3. How do I know how much traffic my app can handle?

You must perform Stress Testing. Use a tool like k6 to simulate 10x your normal traffic in a staging environment. Find the "breaking point" where response times degrade or errors begin.

4. What is the most common cause of 502/504 errors during spikes?

Usually, it's "Thread Starvation." The web server (like Gunicorn, Tomcat, or Node.js) has a fixed number of workers. If those workers are waiting for a slow DB or API, they can't accept new requests, and the Load Balancer returns a 504 Gateway Timeout.

5. Should I use NoSQL to scale better?

Not necessarily. Modern SQL databases (Postgres/MySQL) can handle massive loads if indexed and replicated correctly. Only move to NoSQL (MongoDB, DynamoDB) if your data model is truly unstructured or requires horizontal write-scaling that SQL can't provide.

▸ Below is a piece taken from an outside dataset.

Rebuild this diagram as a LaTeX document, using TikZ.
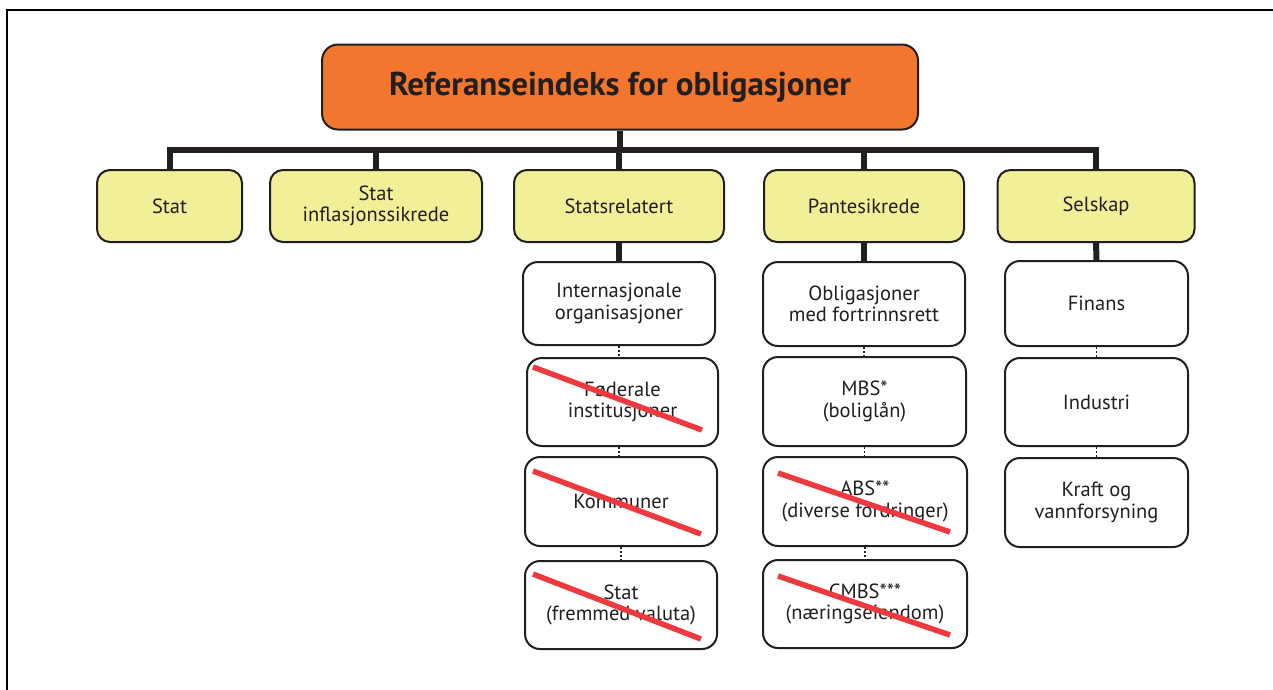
\documentclass[tikz,border=0pt]{standalone}
\usepackage{fontspec}
\setmainfont{PT Sans}
\definecolor{orangefill}{HTML}{F2762E}
\definecolor{yellowfill}{HTML}{F1EF97}
\definecolor{edge}{HTML}{231F20}
\definecolor{strike}{HTML}{EE3A3E}
\tikzset{
  basebox/.style={draw=edge, line width=2pt, rounded corners=13pt, align=center, inner sep=2pt,
    font=\fontsize{20.5}{21.5}\selectfont, text=edge},
  titlebox/.style={basebox, fill=orangefill, rounded corners=16pt, font=\fontsize{33}{35}\selectfont\bfseries},
  catbox/.style={basebox, fill=yellowfill},
  subbox/.style={basebox, fill=white, rounded corners=15pt},
  conn/.style={draw=edge, line width=6pt},
  dotconn/.style={draw=edge, line width=1.8pt, dash pattern=on 2pt off 2pt},
  strikeline/.style={draw=strike, line width=5.5pt}
}
\begin{document}
\begin{tikzpicture}[x=1pt,y=-1pt]
\useasboundingbox (0,0) rectangle (1273,689);
\fill[white] (0,0) rectangle (1273,689);
% frame
\draw[line width=2.6pt, black] (7,700) -- (7,10) -- (1280,10);

% title
\node[titlebox, minimum width=596pt, minimum height=85pt] (title) at (620,87) {Referanseindeks for obligasjoner};

% level 1
\node[catbox, minimum width=145pt, minimum height=72pt] (stat) at (169.5,206) {Stat};
\node[catbox, minimum width=212pt, minimum height=72pt] (infl) at (376,206) {Stat\\inflasjonssikrede};
\node[catbox, minimum width=210pt, minimum height=72pt] (statsrel) at (619,206) {Statsrelatert};
\node[catbox, minimum width=200pt, minimum height=72pt] (pant) at (864,206) {Pantesikrede};
\node[catbox, minimum width=197pt, minimum height=72pt] (selskap) at (1096,206) {Selskap};

% Statsrelatert column
\node[subbox, minimum width=192pt, minimum height=83pt] (intl) at (619,303.5) {Internasjonale\\organisasjoner};
\node[subbox, minimum width=191pt, minimum height=88pt] (fed) at (622.5,402) {Føderale\\institusjoner};
\node[subbox, minimum width=192pt, minimum height=89pt] (komm) at (621,501.5) {Kommuner};
\node[subbox, minimum width=192pt, minimum height=88pt] (statfv) at (621,605) {Stat\\(fremmed valuta)};

% Pantesikrede column
\node[subbox, minimum width=202pt, minimum height=84pt] (oblig) at (864,304) {Obligasjoner\\med fortrinnsrett};
\node[subbox, minimum width=203pt, minimum height=89pt] (mbs) at (864.5,401.5) {MBS*\\(boliglån)};
\node[subbox, minimum width=204pt, minimum height=89pt] (abs) at (865,501.5) {ABS**\\(diverse fordringer)};
\node[subbox, minimum width=204pt, minimum height=88pt] (cmbs) at (865,604) {CMBS***\\(næringseiendom)};

% Selskap column
\node[subbox, minimum width=183pt, minimum height=85pt] (finans) at (1096.5,303.5) {Finans};
\node[subbox, minimum width=183pt, minimum height=88pt] (industri) at (1096.5,402) {Industri};
\node[subbox, minimum width=183pt, minimum height=89pt] (kraft) at (1096.5,502.5) {Kraft og\\vannforsyning};

% bar coordinate
\coordinate (bar) at (620,150);

% connectors
\draw[conn] (title.south) -- (bar);
\draw[conn, line join=miter] (stat.north) |- (bar) -| (selskap.north);
\draw[conn] (infl.north) -- (infl.north |- bar);
\draw[conn] (statsrel.north) -- (statsrel.north |- bar);
\draw[conn] (pant.north) -- (pant.north |- bar);

\draw[conn] (statsrel.south) -- (intl.north);
\draw[conn] (pant.south) -- (oblig.north);
\draw[conn] (selskap.south) -- (finans.north);

\draw[dotconn] (intl.south) -- (intl.south |- fed.north);
\draw[dotconn] (fed.south -| intl.south) -- (intl.south |- komm.north);
\draw[dotconn] (komm.south) -- (statfv.north);
\draw[dotconn] (oblig.south) -- (oblig.south |- mbs.north);
\draw[dotconn] (mbs.south) -- (mbs.south |- abs.north);
\draw[dotconn] (abs.south) -- (cmbs.north);
\draw[dotconn] (finans.south) -- (industri.north);
\draw[dotconn] (industri.south) -- (kraft.north);

% strike-throughs
\draw[strikeline] (533,367) -- (702,430);
\draw[strikeline] (533,471) -- (701,534);
\draw[strikeline] (533,574) -- (701,639);
\draw[strikeline] (778,473) -- (950,532);
\draw[strikeline] (778,576) -- (950,635);
\end{tikzpicture}
\end{document}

Author’s Insight: The "Zen" of Scalability

In my fifteen years of troubleshooting distributed systems, I’ve realized that scalability is 20% about infrastructure and 80% about discipline. I have seen million-dollar clusters collapse because of a single unindexed foreign key in a legacy table. My best advice? Build for failure. Assume every external API will fail and every query will take longer than expected. If you design your system to "fail gracefully" by disabling non-essential features under load, you will survive the spikes that kill your competitors. Don't chase "perfect" uptime; chase "resilient" degradation.

Final Steps for Stability

To stop your app from failing during the next traffic surge, start by auditing your database connection logic and implementing a robust CDN. Move your heaviest tasks to background queues and, most importantly, run a load test this week. Don't wait for your users to be your testers. By decoupling your services and prioritizing observability, you turn a potential crash into a seamless growth opportunity. Focus on the P99 latency, eliminate synchronous bottlenecks, and ensure your infrastructure can breathe as the requests pour in.